## Start GIVEN INFORMATION

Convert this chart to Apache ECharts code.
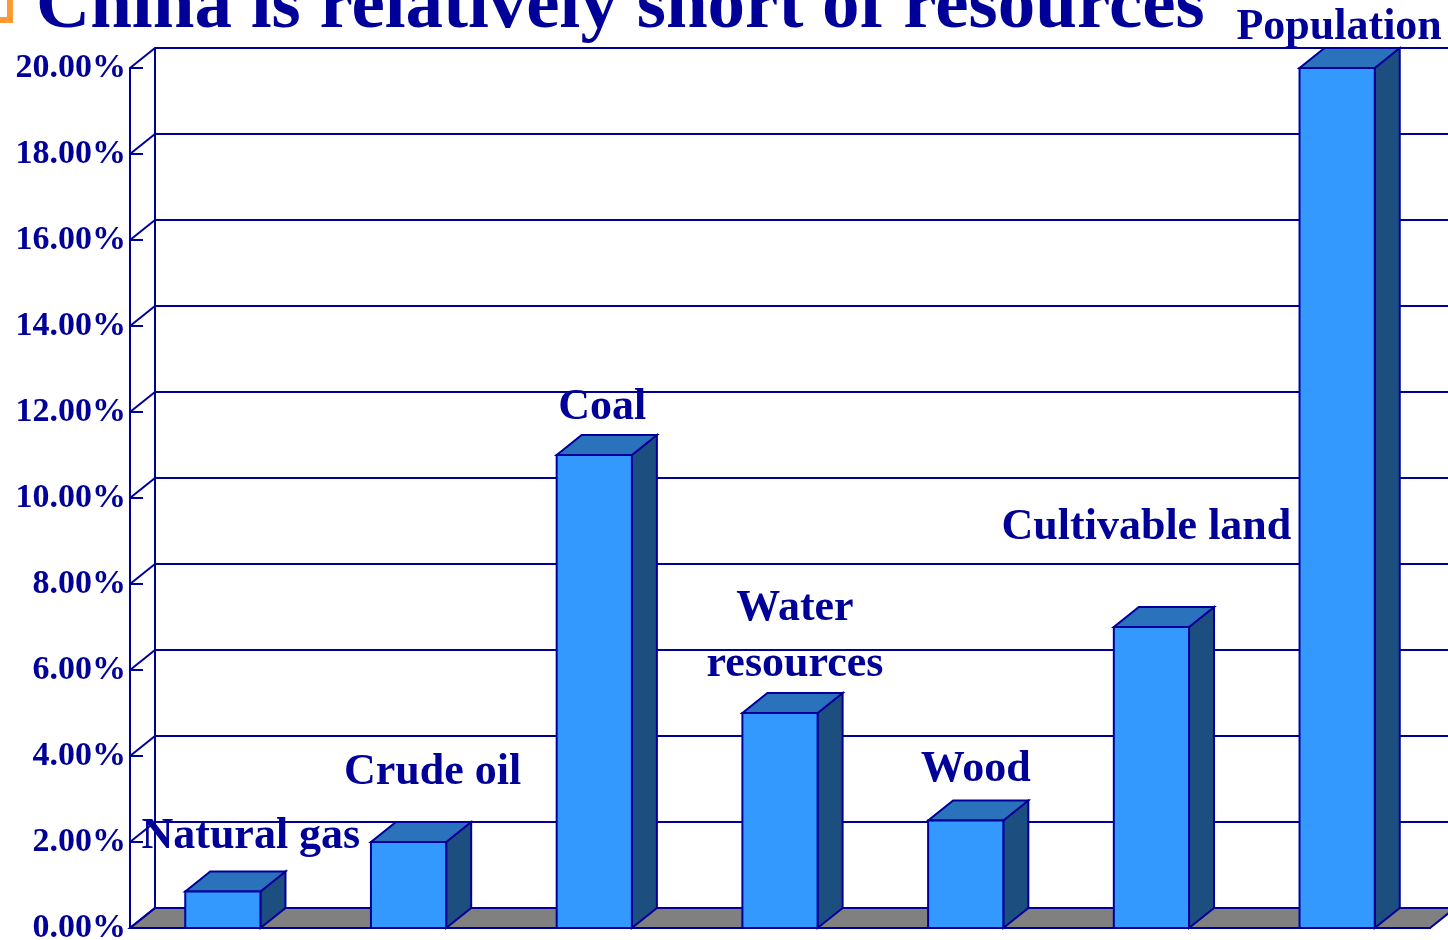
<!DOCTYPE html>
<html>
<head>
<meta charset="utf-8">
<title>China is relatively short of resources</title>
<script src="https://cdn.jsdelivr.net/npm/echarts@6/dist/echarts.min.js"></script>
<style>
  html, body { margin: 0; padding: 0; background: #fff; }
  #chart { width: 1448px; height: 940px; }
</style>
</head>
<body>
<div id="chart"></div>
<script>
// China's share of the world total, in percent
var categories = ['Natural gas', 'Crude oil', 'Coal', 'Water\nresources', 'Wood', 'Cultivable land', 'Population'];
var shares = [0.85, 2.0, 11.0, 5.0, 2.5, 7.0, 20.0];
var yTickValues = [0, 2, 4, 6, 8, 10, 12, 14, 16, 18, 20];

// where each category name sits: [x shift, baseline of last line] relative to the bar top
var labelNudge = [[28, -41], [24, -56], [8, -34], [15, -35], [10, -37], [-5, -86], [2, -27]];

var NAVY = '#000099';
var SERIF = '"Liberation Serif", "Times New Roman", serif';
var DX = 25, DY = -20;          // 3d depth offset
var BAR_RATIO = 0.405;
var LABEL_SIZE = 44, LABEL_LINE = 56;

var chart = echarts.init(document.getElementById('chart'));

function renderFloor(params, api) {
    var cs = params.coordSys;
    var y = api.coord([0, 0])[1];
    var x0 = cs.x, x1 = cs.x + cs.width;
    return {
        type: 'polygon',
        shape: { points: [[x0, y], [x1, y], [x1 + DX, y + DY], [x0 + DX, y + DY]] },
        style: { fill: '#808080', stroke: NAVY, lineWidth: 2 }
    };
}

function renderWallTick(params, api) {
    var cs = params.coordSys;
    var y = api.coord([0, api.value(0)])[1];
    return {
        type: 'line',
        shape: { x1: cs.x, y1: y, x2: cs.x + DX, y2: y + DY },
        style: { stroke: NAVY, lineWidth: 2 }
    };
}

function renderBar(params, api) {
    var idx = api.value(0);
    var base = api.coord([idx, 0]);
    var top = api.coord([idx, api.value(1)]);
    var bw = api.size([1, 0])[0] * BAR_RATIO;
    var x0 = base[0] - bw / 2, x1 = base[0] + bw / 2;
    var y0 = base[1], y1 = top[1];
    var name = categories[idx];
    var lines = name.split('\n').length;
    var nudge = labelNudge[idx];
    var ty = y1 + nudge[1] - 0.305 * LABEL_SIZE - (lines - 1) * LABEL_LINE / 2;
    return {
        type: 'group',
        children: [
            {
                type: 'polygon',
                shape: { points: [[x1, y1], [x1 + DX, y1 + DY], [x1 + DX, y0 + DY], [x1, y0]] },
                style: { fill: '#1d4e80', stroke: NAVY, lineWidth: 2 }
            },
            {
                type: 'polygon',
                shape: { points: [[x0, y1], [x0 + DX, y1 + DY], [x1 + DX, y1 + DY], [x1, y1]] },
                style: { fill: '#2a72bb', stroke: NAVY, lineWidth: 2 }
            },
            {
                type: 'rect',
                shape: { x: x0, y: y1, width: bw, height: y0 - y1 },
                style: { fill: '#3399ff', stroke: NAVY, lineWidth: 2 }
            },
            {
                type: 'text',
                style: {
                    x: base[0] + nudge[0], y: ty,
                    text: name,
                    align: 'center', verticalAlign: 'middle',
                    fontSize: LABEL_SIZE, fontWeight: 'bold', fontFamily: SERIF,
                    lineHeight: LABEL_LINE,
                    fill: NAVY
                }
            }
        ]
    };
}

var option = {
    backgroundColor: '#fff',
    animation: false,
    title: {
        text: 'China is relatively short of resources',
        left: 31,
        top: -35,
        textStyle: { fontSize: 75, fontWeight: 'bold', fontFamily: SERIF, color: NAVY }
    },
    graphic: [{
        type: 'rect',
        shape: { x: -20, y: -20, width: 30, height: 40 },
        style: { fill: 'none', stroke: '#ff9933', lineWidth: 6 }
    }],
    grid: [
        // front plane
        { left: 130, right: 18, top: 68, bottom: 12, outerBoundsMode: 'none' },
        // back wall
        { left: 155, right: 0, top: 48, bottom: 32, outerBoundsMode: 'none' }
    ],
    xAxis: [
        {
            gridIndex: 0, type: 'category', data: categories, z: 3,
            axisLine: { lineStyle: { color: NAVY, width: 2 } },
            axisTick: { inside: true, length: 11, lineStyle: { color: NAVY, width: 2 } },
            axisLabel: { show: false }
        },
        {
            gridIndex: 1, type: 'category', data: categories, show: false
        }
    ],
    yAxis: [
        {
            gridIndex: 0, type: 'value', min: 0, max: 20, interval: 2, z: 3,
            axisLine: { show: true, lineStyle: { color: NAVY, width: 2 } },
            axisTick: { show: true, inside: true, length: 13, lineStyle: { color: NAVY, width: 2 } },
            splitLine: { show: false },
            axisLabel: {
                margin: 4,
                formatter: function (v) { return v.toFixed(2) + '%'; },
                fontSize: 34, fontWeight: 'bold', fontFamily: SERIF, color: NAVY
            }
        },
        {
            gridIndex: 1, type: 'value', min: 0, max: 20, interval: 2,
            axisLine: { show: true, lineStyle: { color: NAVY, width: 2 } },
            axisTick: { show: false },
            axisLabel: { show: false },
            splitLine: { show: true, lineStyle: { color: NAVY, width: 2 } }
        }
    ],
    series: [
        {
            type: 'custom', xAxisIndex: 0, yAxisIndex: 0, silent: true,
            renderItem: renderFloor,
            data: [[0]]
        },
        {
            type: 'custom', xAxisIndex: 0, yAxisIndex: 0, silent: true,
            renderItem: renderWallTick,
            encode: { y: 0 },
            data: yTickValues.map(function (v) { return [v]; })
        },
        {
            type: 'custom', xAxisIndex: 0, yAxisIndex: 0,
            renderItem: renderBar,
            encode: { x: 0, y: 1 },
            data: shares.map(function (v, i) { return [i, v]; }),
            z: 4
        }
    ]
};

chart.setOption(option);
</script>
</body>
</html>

## End GIVEN INFORMATION

| WHAT NEEDS TO BE DONE |
Copy out every line of the material above exactly, skipping the pictures.

| ANSWER TO THE PROBLEM |
Convert this chart to Apache ECharts code.
<!DOCTYPE html>
<html>
<head>
<meta charset="utf-8">
<title>China is relatively short of resources</title>
<script src="https://cdn.jsdelivr.net/npm/echarts@6/dist/echarts.min.js"></script>
<style>
  html, body { margin: 0; padding: 0; background: #fff; }
  #chart { width: 1448px; height: 940px; }
</style>
</head>
<body>
<div id="chart"></div>
<script>
// China's share of the world total, in percent
var categories = ['Natural gas', 'Crude oil', 'Coal', 'Water\nresources', 'Wood', 'Cultivable land', 'Population'];
var shares = [0.85, 2.0, 11.0, 5.0, 2.5, 7.0, 20.0];
var yTickValues = [0, 2, 4, 6, 8, 10, 12, 14, 16, 18, 20];

// where each category name sits: [x shift, baseline of last line] relative to the bar top
var labelNudge = [[28, -41], [24, -56], [8, -34], [15, -35], [10, -37], [-5, -86], [2, -27]];

var NAVY = '#000099';
var SERIF = '"Liberation Serif", "Times New Roman", serif';
var DX = 25, DY = -20;          // 3d depth offset
var BAR_RATIO = 0.405;
var LABEL_SIZE = 44, LABEL_LINE = 56;

var chart = echarts.init(document.getElementById('chart'));

function renderFloor(params, api) {
    var cs = params.coordSys;
    var y = api.coord([0, 0])[1];
    var x0 = cs.x, x1 = cs.x + cs.width;
    return {
        type: 'polygon',
        shape: { points: [[x0, y], [x1, y], [x1 + DX, y + DY], [x0 + DX, y + DY]] },
        style: { fill: '#808080', stroke: NAVY, lineWidth: 2 }
    };
}

function renderWallTick(params, api) {
    var cs = params.coordSys;
    var y = api.coord([0, api.value(0)])[1];
    return {
        type: 'line',
        shape: { x1: cs.x, y1: y, x2: cs.x + DX, y2: y + DY },
        style: { stroke: NAVY, lineWidth: 2 }
    };
}

function renderBar(params, api) {
    var idx = api.value(0);
    var base = api.coord([idx, 0]);
    var top = api.coord([idx, api.value(1)]);
    var bw = api.size([1, 0])[0] * BAR_RATIO;
    var x0 = base[0] - bw / 2, x1 = base[0] + bw / 2;
    var y0 = base[1], y1 = top[1];
    var name = categories[idx];
    var lines = name.split('\n').length;
    var nudge = labelNudge[idx];
    var ty = y1 + nudge[1] - 0.305 * LABEL_SIZE - (lines - 1) * LABEL_LINE / 2;
    return {
        type: 'group',
        children: [
            {
                type: 'polygon',
                shape: { points: [[x1, y1], [x1 + DX, y1 + DY], [x1 + DX, y0 + DY], [x1, y0]] },
                style: { fill: '#1d4e80', stroke: NAVY, lineWidth: 2 }
            },
            {
                type: 'polygon',
                shape: { points: [[x0, y1], [x0 + DX, y1 + DY], [x1 + DX, y1 + DY], [x1, y1]] },
                style: { fill: '#2a72bb', stroke: NAVY, lineWidth: 2 }
            },
            {
                type: 'rect',
                shape: { x: x0, y: y1, width: bw, height: y0 - y1 },
                style: { fill: '#3399ff', stroke: NAVY, lineWidth: 2 }
            },
            {
                type: 'text',
                style: {
                    x: base[0] + nudge[0], y: ty,
                    text: name,
                    align: 'center', verticalAlign: 'middle',
                    fontSize: LABEL_SIZE, fontWeight: 'bold', fontFamily: SERIF,
                    lineHeight: LABEL_LINE,
                    fill: NAVY
                }
            }
        ]
    };
}

var option = {
    backgroundColor: '#fff',
    animation: false,
    title: {
        text: 'China is relatively short of resources',
        left: 31,
        top: -35,
        textStyle: { fontSize: 75, fontWeight: 'bold', fontFamily: SERIF, color: NAVY }
    },
    graphic: [{
        type: 'rect',
        shape: { x: -20, y: -20, width: 30, height: 40 },
        style: { fill: 'none', stroke: '#ff9933', lineWidth: 6 }
    }],
    grid: [
        // front plane
        { left: 130, right: 18, top: 68, bottom: 12, outerBoundsMode: 'none' },
        // back wall
        { left: 155, right: 0, top: 48, bottom: 32, outerBoundsMode: 'none' }
    ],
    xAxis: [
        {
            gridIndex: 0, type: 'category', data: categories, z: 3,
            axisLine: { lineStyle: { color: NAVY, width: 2 } },
            axisTick: { inside: true, length: 11, lineStyle: { color: NAVY, width: 2 } },
            axisLabel: { show: false }
        },
        {
            gridIndex: 1, type: 'category', data: categories, show: false
        }
    ],
    yAxis: [
        {
            gridIndex: 0, type: 'value', min: 0, max: 20, interval: 2, z: 3,
            axisLine: { show: true, lineStyle: { color: NAVY, width: 2 } },
            axisTick: { show: true, inside: true, length: 13, lineStyle: { color: NAVY, width: 2 } },
            splitLine: { show: false },
            axisLabel: {
                margin: 4,
                formatter: function (v) { return v.toFixed(2) + '%'; },
                fontSize: 34, fontWeight: 'bold', fontFamily: SERIF, color: NAVY
            }
        },
        {
            gridIndex: 1, type: 'value', min: 0, max: 20, interval: 2,
            axisLine: { show: true, lineStyle: { color: NAVY, width: 2 } },
            axisTick: { show: false },
            axisLabel: { show: false },
            splitLine: { show: true, lineStyle: { color: NAVY, width: 2 } }
        }
    ],
    series: [
        {
            type: 'custom', xAxisIndex: 0, yAxisIndex: 0, silent: true,
            renderItem: renderFloor,
            data: [[0]]
        },
        {
            type: 'custom', xAxisIndex: 0, yAxisIndex: 0, silent: true,
            renderItem: renderWallTick,
            encode: { y: 0 },
            data: yTickValues.map(function (v) { return [v]; })
        },
        {
            type: 'custom', xAxisIndex: 0, yAxisIndex: 0,
            renderItem: renderBar,
            encode: { x: 0, y: 1 },
            data: shares.map(function (v, i) { return [i, v]; }),
            z: 4
        }
    ]
};

chart.setOption(option);
</script>
</body>
</html>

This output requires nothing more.